On the morning of the publication, David Black, senior director, Water 2020, spoke to Utility Week and said the 2.4 per cent Wacc shouldn’t be of significant surprise for the industry as Ofwat had signalled this was the direction of travel. “Obviously it is much lower than it was previously, but this does reflect the fact that they [water companies] can borrow for lower cost in the market, so we think there should be an appreciation that this is the world that we live in,” he explained.

Ofwat will review the cost of capital at the draft and final determinations. Final determinations will be set out in December 2019. Utilities analyst Nigel Hawkins says the initial headline figure is “tougher than most forecasts”, but whether it will endure at the final determination “remains to be seen”. (Read the full column here)

Future expectations

Outgoing Ofwat chief executive Cathryn Ross says the next decade will see “profound changes” in customers’ expectations and the regulator is pushing the water sector to be at the forefront.

The industry has been embroiled in a row over the best way to set the cost of capital for several months. Ofwat made little secret of its plans for PR19 and it stressed its determination customers rather than investors, should benefit this time round. In a speech in October 2017, Ross acknowledged the regulator has set too high a Wacc in previous years. “We expect to place less weight on history, which we have finally learned is not the best predictor of the future and more weight on market observation and future expectations,” she explained.

This statement has caused concern among water companies who have questioned, if you can’t base assumptions on what’s happened in the past, what can you base them on?

Richard Khaldi, water sector expert at PA Consulting Group, tells Utility Week: “The 2.4 per cent Wacc figure didn’t come as a bolt from the blue. Some people may have been hoping it would have been at the higher end of general expectations, but we anticipate that most companies have modelled down to round about the 2.4 per cent level.”

“For companies not performing well now, they will have to catch up quickly,” he adds. “There will be less revenue for them to start with, while the operational ask is increasing. They are likely to find themselves between a rock and a hard place.”

Prime example

And water companies are already looking at what they can do to ensure they are in a good position, he says, citing Yorkshire Water’s announcement of a multi-million-pound package to transform its operational performance by tackling issues such as leakage and pollution as a prime example.

“Others will be looking at the way they operate too. What companies are realising is they can’t continue the way they have been. How they react will depend on the management teams steering the ship,” he says, adding “this is a complex price review, probably the most complex price review there has been.”

He should know, with 10 years’ experience in economic regulation of the water sector, and having most recently worked as senior director of customers and casework at Ofwat prior to joining PA Consulting Group in May last year. “The methodology for PR19 has taken around 260 pages to explain it but companies will only have around 300 pages to do it, in terms of their business plan. It’s certainly an interesting scenario,” he says.

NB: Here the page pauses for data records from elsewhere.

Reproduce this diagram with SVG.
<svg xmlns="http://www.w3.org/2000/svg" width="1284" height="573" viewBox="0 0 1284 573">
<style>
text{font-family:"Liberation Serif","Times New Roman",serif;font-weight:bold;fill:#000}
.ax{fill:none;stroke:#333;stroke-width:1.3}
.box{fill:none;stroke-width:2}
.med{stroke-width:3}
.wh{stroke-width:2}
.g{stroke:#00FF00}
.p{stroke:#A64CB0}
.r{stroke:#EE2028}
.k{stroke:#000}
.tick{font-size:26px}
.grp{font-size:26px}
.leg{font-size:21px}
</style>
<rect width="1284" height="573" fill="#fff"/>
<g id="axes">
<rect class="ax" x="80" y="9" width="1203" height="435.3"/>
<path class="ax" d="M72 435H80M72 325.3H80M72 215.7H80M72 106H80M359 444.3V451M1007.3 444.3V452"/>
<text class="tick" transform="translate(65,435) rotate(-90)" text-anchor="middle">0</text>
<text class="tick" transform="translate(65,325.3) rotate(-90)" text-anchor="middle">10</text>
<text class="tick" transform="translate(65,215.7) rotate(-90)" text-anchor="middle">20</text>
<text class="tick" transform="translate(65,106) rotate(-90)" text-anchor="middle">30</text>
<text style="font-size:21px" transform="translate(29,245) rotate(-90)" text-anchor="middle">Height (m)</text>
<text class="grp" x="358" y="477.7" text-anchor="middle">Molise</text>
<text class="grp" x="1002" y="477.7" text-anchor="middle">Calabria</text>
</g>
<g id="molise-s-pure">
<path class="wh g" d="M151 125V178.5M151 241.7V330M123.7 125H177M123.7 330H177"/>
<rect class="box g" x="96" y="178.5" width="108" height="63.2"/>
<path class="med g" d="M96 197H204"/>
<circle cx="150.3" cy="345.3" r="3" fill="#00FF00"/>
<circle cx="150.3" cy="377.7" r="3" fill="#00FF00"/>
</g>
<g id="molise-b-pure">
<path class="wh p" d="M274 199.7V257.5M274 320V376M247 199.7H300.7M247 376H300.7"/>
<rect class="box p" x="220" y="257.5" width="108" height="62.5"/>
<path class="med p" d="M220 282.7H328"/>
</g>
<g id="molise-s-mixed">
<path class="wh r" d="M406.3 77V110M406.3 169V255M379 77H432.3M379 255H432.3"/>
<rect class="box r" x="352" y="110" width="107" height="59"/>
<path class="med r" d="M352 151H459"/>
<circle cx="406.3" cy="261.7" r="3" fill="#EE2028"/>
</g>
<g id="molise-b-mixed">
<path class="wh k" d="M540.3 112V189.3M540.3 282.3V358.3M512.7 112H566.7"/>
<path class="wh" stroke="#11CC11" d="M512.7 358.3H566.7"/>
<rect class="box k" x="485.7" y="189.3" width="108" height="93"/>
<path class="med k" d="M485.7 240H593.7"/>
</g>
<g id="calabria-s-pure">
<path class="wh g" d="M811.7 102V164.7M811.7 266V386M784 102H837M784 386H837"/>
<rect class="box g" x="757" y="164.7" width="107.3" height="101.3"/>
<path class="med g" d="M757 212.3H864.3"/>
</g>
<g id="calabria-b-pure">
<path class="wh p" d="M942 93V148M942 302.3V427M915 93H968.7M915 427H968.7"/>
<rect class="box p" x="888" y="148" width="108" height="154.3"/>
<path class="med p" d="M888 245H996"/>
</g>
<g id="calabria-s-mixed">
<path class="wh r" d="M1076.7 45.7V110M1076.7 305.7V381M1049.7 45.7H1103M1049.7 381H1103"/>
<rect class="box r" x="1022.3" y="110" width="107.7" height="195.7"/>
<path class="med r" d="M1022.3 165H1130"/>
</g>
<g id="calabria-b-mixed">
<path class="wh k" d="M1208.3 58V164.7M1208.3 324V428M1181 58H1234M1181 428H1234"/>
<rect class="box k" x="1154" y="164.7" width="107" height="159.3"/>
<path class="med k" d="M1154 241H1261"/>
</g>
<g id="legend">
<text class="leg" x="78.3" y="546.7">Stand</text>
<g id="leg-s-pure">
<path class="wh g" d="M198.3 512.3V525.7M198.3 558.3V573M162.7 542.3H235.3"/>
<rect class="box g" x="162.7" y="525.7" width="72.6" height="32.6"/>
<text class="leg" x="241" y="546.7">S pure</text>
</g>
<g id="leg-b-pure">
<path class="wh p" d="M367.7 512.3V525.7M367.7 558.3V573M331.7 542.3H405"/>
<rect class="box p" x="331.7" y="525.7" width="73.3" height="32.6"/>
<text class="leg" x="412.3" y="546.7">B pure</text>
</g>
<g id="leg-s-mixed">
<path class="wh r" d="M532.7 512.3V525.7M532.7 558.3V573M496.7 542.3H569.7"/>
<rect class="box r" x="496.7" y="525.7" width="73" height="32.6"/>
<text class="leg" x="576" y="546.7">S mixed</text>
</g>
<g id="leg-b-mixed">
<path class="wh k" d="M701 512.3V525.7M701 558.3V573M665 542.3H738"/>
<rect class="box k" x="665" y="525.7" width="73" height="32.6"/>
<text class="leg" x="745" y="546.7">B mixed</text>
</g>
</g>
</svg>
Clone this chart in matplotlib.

“Some people have suggested investors will leave the sector, but there’s not likely to be a massive flight of capital. Although, we may end up seeing a different kind of investor profile. Investments in the water industry have an RPI linked cash return and not many investments do that.”

Particularly exposed

In October last year, Moody’s Investors Service published a report about the UK water sector, suggesting lower returns will pressure credit quality from 2020, with highly leveraged companies being “particularly exposed”. And the water only companies are likely to suffer the most, as their size makes it difficult for them to obtain capital at rates as low as those obtained by the larger companies.

PwC water sector leader Richard Laikin says Ofwat has “toughened its resolve” with its price review final methodology, and the “bar remains high” for companies preparing their business plans. The methodology will benefit the top performers, who will expect to earn higher financial rewards for cost savings and out-performance against targets. “Ofwat has also increased incentives for companies to improve their plans,” Laikin adds. “Poor performers, however, will face greater financial challenges.”

Laikin acknowledges companies are likely to focus on Ofwat’s early view of the cost of capital. “With much to do before the September 2018 business plan submission date, it will be a challenging time ahead for water and wastewater companies. Pressure is ramping up to create effective and robust plans in line with the methodology and deliver the quality of evidence Ofwat is looking for.”

This year will certainly be busy for water companies and did we mention they may find it “tough”?